Do you realize that the agent that cut their commission for you, probably has other listings paying them their normal commission? So now you are paying them less to do the same job. Guess who will be neglected!
And here is the kicker. You still have to pay them if the house sells. Even if that neglect lead to your house sitting on the market longer, costing you time and money. Perhaps causing you to miss out on the house you wanted to buy. So…was that lower commission actually saving anything?
Additionally, if you are paying your agent less, then they are probably going to have to offer the selling agent (the one with the buyer) less money too. Now you are asking the other agent to also accept less money for the same amount of work.
The lower commission also communicates a lot to the buyer’s agent, beyond just them not getting paid as much. They may be concerned with how much extra work they will have to do because the listing agent took a lower rate and isn’t as committed to it. The lower rate indicates you might not be easy to work with in negotiating all aspects of the deal, etc. And there are some that simply will not deal with all of that and skip over your listing.
Keeping in mind that the agents involved in the transaction have a direct impact on how smooth the process is for you. Sometimes better service comes at a price.
Pick a Winner?
You have seen their face on billboards, their signs are in seemingly every yard and you have seen them cruising around town in the fancy sports car. Seems like the easy choice. They are obviously successful at real estate. And, you are probably right, they are likely very good at what they do. But, does that make them the right agent for you? That answer lies in what you want in the transaction.
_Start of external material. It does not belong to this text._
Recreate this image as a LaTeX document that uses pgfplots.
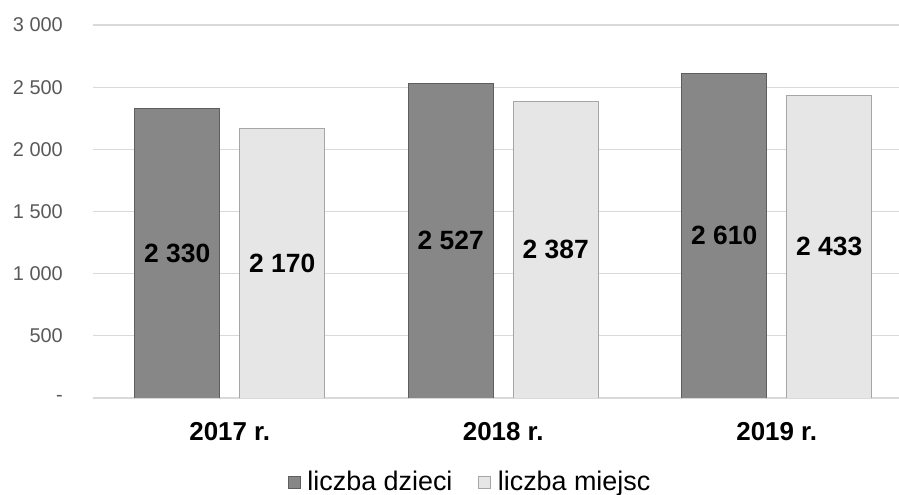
\documentclass[border=0pt]{standalone}
\usepackage{pgfplots}
\pgfplotsset{compat=1.18}
\usepackage{fontspec}
\setmainfont{Liberation Sans}
\definecolor{darkbar}{HTML}{878787}
\definecolor{darkedge}{HTML}{5E5E5E}
\definecolor{lightbar}{HTML}{E6E6E6}
\definecolor{lightedge}{HTML}{A6A6A6}
\definecolor{gridc}{HTML}{D9D9D9}
\definecolor{tickc}{HTML}{595959}
\begin{document}
\begin{tikzpicture}
\useasboundingbox (0,0) rectangle (899bp,495bp);
\begin{axis}[
  at={(93bp,97bp)}, anchor=south west,
  width=806bp, height=373bp, scale only axis,
  xmin=-0.5, xmax=2.447, ymin=0, ymax=3000,
  xtick={0,1,2}, xticklabels={2017 r.,2018 r.,2019 r.},
  ytick={0,500,1000,1500,2000,2500,3000},
  yticklabels={-,500,1 000,1 500,2 000,2 500,3 000},
  ymajorgrids, grid style={gridc, line width=1.2bp},
  axis line style={draw=none},
  major tick length=0pt,
  yticklabel style={font=\fontsize{20}{24}\selectfont, text=tickc, anchor=east, inner sep=0pt, xshift=-30bp},
  xticklabel style={font=\fontsize{26}{30}\selectfont\bfseries, anchor=center, inner sep=0pt, yshift=-34bp},
  ybar=20bp, bar width=85bp,
  point meta=explicit symbolic,
  nodes near coords,
  visualization depends on=y \as \rawy,
  every node near coord/.append style={font=\fontsize{26.5}{30}\selectfont\bfseries, text=black, anchor=center, shift={(axis direction cs:0,-\rawy/2)}},
  legend style={at={(0.468,-0.225)}, anchor=center, draw=none, legend columns=2, font=\fontsize{27}{30}\selectfont,
    /tikz/every even column/.append style={column sep=24bp}},
  legend image code/.code={\draw[#1, line width=0.8bp] (-6bp,-6bp) rectangle (6bp,6bp); \path[draw=none, fill=none] (-6bp,0bp) -- (11bp,0bp);},
]
\addplot[fill=darkbar, draw=darkedge, line width=1bp] coordinates {(0,2330) [2 330] (1,2527) [2 527] (2,2610) [2 610]};
\addlegendentry{liczba dzieci}
\addplot[fill=lightbar, draw=lightedge, line width=1bp] coordinates {(0,2170) [2 170] (1,2387) [2 387] (2,2433) [2 433]};
\addlegendentry{liczba miejsc}
\end{axis}
\end{tikzpicture}
\end{document}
Chances are; with this type of agent you are likely to be just a part of their big transaction machine. Nothing personal, just business. Get in, get out, collect the check and ask for referrals. You likely meet with the agent one time, and then from there on out you hear from an assistant. You are simply an address on a listing sheet.
For some people, that is just fine as they don’t need anything more as long as they get what they want in the end. They want to hand it all over to them, step back and let it all happen. If that is you, then go for it.
However, some people would prefer to have the process be more personal. They want to feel like the agent is working for them and not just for a check. They want to be able to call, text or email the agent and hear back from that particular person, not an assistant. Some people want to be more involved in the process of selling their house. Wants the agent to sit down with them throughout the process and go over things face to face.
For these people, they would find the “winner” agent wouldn’t meet their needs. They would be better off working with an agent who chooses to be less busy and has more time to work with them on a more personal level. Because in real estate, there is a choice as to how busy you let yourself become.
The key is to know which type of person you are, and what you want in an agent and hire one that fits that mold. You are the one hiring them, not the other way around. You should act accordingly.
In the end, probably the best advice about choosing an agent is to find out who your friends, coworkers, neighbors, etc. used and would recommend, since they are like-minded people to you, so you know that if they had a good experience, you are likely to as well. But don’t just take their word for it, interview a few of them. Then pick the one you feel the most comfortable with based on what you want in an agent. The entire house selling process will be much easier for you if you pick an agent that you have confidence in and relate to well.